Bis hierhin mein kleiner Überblick, der zeigt, wie komplex das Verhältnis dieser Gemeinde mit der Kriegsvergangenheit ist. Nun wissen wir, dass diese Dynamik, welche die Erinnerung fördert, Identitätsfragen mit der Figur des Überlebenden verknüpft und das soziale Gefüge weiter stärkt, auch das Aufkommen und die Bearbeitung jener intimen Erinnerungen ermöglichen könnte, die nie geteilt worden sind, obwohl der Wunsch danach besteht. Die Gemeinde könnte Orte schaffen, an denen diese Leidenserinnerungen mitgeteilt werden, die sich von den bereits etablierten Gedenkfeiern und anderen institutionell verankerten Aktivitäten unterscheiden. Damit würden die schmerzhaften Erfahrungen von einer noch größeren Anzahl von Bewohner*innen anerkannt und gewürdigt werden. Daran müssen die jungen Menschen, die in Zukunft die Geschicke des Landes lenken werden, angemessen beteiligt werden, da die Vergangenheit auch Auswirkungen auf sie selbst und ihre Erinnerungen hat.

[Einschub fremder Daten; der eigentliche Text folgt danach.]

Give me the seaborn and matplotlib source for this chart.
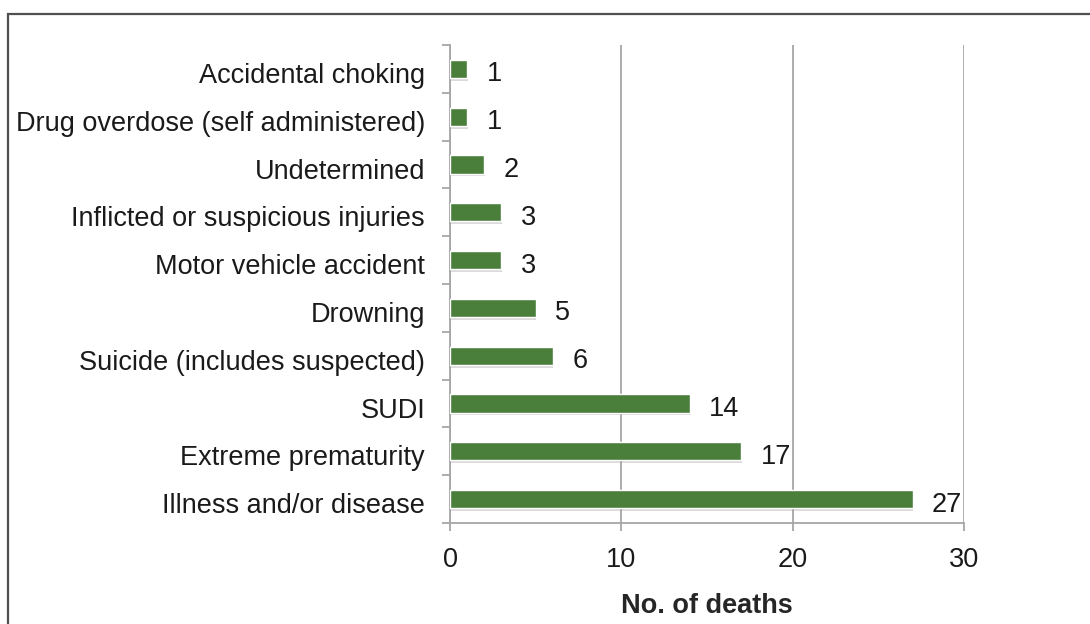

Dafür müssen konkrete Maß-nahmen ergriffen werden, um einen Raum zu schaffen, in dem unter-schiedliche Erinnerungen zwischen den verschiedenen Generationen zusammengebracht werden und der Dialog unter-einander gefördert wird (die gemeindebasierte Psychologie und verwandte Disziplinen können viel dazu beitragen). Nur so, mit einem weiten Blick, kann ein vollständigerer Heilungsprozess der Vergangenheit erreicht werden, und das betrifft uns alle, obwohl uns dies oft nicht bewusst ist. Es liegt an uns, uns der Vergangenheit zu stellen und uns mit ihr zu versöhnen.

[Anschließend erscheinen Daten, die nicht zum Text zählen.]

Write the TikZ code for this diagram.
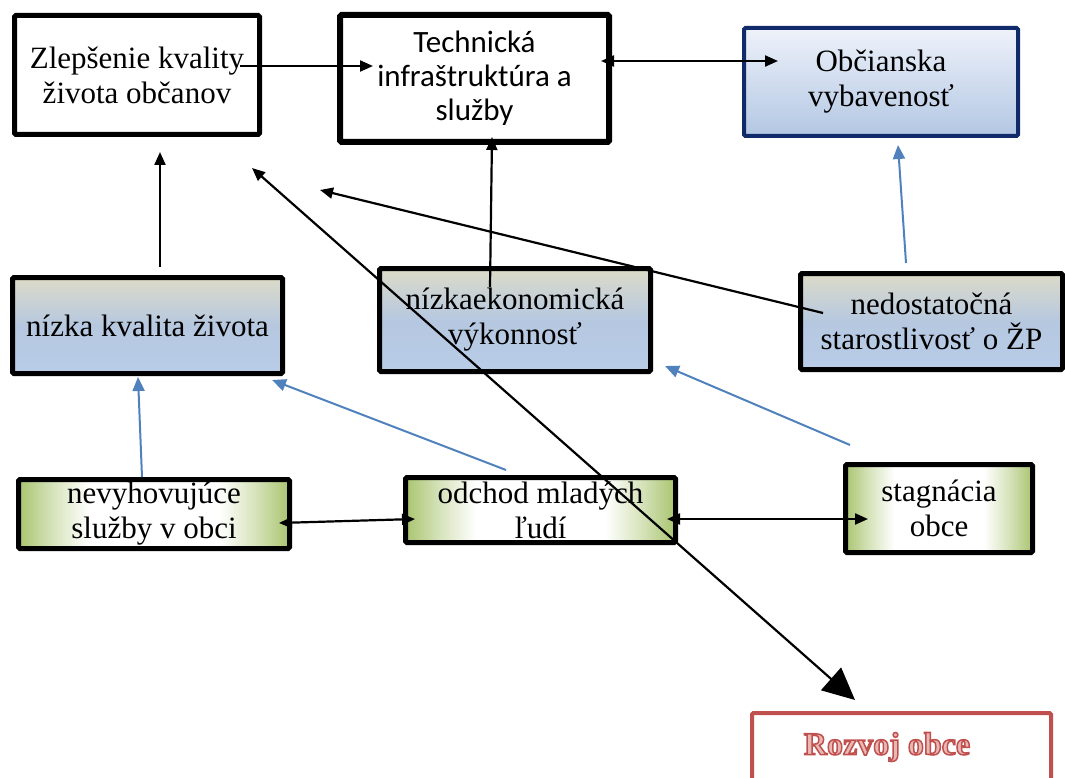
\documentclass[tikz,border=0pt]{standalone}
\usepackage{fontspec}
\setmainfont{Liberation Serif}
\newfontfamily\calfont{Carlito}
\usetikzlibrary{arrows.meta,calc}
\definecolor{blu}{HTML}{4F81BD}
\definecolor{navy}{HTML}{102A6A}
\definecolor{redb}{HTML}{C0504D}
\definecolor{beigetop}{HTML}{DCDBC8}
\definecolor{bluemid}{HTML}{B6C8E0}
\definecolor{bluebot}{HTML}{B8CCE8}
\definecolor{paletop}{HTML}{EEF2FA}
\definecolor{palebot}{HTML}{B3C7E3}
\definecolor{grn}{HTML}{A9C46F}
\pgfdeclarehorizontalshading{greenh}{100bp}{color(0bp)=(grn); color(25bp)=(grn);
  color(31bp)=(grn!50!white); color(38bp)=(white); color(62bp)=(white);
  color(69bp)=(grn!50!white); color(75bp)=(grn); color(100bp)=(grn)}
\begin{document}
\begin{tikzpicture}[x=1pt,y=-1pt,
  box/.style={draw=black, line width=5pt, rounded corners=1.5pt, align=center, inner sep=0pt,
    font=\fontsize{31}{35}\selectfont},
  bluebox/.style={box, top color=beigetop, bottom color=bluebot, middle color=bluemid},
  greenbox/.style={box, shading=greenh},
  blk/.style={line width=2.2pt, black},
  bh/.style={-{Triangle[length=13pt,width=11pt]}},
  bb/.style={{Triangle[length=13pt,width=11pt]}-{Triangle[length=13pt,width=11pt]}},
  bl/.style={line width=2pt, blu, -{Triangle[length=14pt,width=12pt]}}
]
\useasboundingbox (0,0) rectangle (1065,778);

% nodes
\node[box, minimum width=245pt, minimum height=119pt] (zl) at (137,75)
  {Zlepšenie kvality\\života občanov};
\node[box, line width=6pt, minimum width=269pt, minimum height=127pt,
  font=\calfont\fontsize{31}{34}\selectfont] (tech) at (474.5,78.5)
  {Technická\\infraštruktúra a\\služby};
\node[box, draw=navy, line width=4pt, top color=paletop, bottom color=palebot,
  minimum width=274pt, minimum height=108pt] (obc) at (881,82)
  {Občianska\\vybavenosť};
\node[bluebox, minimum width=270pt, minimum height=96pt] (nk) at (147.5,325.5)
  {nízka kvalita života};
\node[bluebox, minimum width=271pt, minimum height=103pt] (ne) at (515,320)
  {nízkaekonomická\\výkonnosť};
\node[bluebox, minimum width=262pt, minimum height=96pt] (nd) at (931.5,321.5)
  {nedostatočná\\starostlivosť o ŽP};
\node[greenbox, minimum width=271pt, minimum height=69pt] (nv) at (154,514)
  {nevyhovujúce\\služby v obci};
\node[greenbox, minimum width=270pt, minimum height=65pt] (od) at (540.5,510)
  {odchod mladých\\ľudí};
\node[greenbox, minimum width=187pt, minimum height=88pt] (st) at (939,508.5)
  {stagnácia\\obce};
\node[draw=redb, line width=4pt, rounded corners=1.5pt, minimum width=299pt,
  minimum height=106pt, inner sep=0pt] (rz) at (901.5,766) {};
\node[font=\fontsize{32}{36}\selectfont\bfseries, text=redb, inner sep=0pt] (rzt) at (887,747)
  {\special{pdf:code q 2 Tr 1.5 w 0.753 0.314 0.302 RG 0.91 0.72 0.71 rg}Rozvoj obce\special{pdf:code Q}};

% free ends
\coordinate (p1) at ($(zl)+(183,115)$);
\coordinate (p2) at ($(zl)+(115,93)$);

% black connectors
\draw[blk, bh] ($(zl)+(103,-9)$) -- ($(tech)+(-101.5,-12.5)$);
\draw[blk, bb] ($(tech)+(126.5,-17.5)$) -- ($(obc)+(-103,-21)$);
\draw[blk, bh] ($(nk)+(12.5,-58.5)$) -- ($(zl)+(23,77)$);
\draw[blk, bh] ($(ne)+(-25,-33)$) -- ($(tech)+(17.5,58.5)$);
\draw[blk, bh] ($(nd)+(-108.5,-8.5)$) -- (p1);
\draw[blk, {Triangle[length=13pt,width=11pt]}-{Triangle[length=32pt,width=30pt]}]
  (p2) -- ($(rz)+(-46.5,-66)$);
\draw[blk, bb] ($(nv)+(125,9)$) -- ($(od)+(-125.5,9)$);
\draw[blk, bb] ($(od)+(126.5,9)$) -- ($(st)+(-71,10.5)$);

% blue connectors
\draw[bl] ($(nd)+(-25.5,-58.5)$) -- ($(obc)+(17,63)$);
\draw[bl] ($(nv)+(-12,-37)$) -- ($(nk)+(-9.5,51.5)$);
\draw[bl] ($(od)+(-34.5,-40)$) -- ($(nk)+(124.5,54.5)$);
\draw[bl] ($(st)+(-89,-63.5)$) -- ($(ne)+(150,46)$);
\end{tikzpicture}
\end{document}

Eine junge Frau aus Nueva Trinidad macht es uns bereits vor: Glaubst du, dass der bewaffnete Konflikt auch in deiner Zukunft eine Rolle spielt? Das wird immer in mir drin sein, auch wenn sich Form und Bedeutung vielleicht verändern. Würdest du, wenn du könntest, dich dessen entledigen? Nein, denn es ist Teil meiner Herkunft, von mir und meiner Geschichte. Ich würde es eher verändern, als eine Erfahrung nehmen, als Geschichte meiner Familie, meiner Gemeinde. Und dies immer präsent haben und stolz auf den ganzen Prozess sein, den meine Familie erlebt hat, und darauf, was wir alles geschafft haben. Ja, vor allem das. Aber ich würde es nicht vergessen und auch nicht loswerden wollen, denn es ist Teil meiner Identität. (19-jährige Tochter einer ehemaligen Geflüchteten).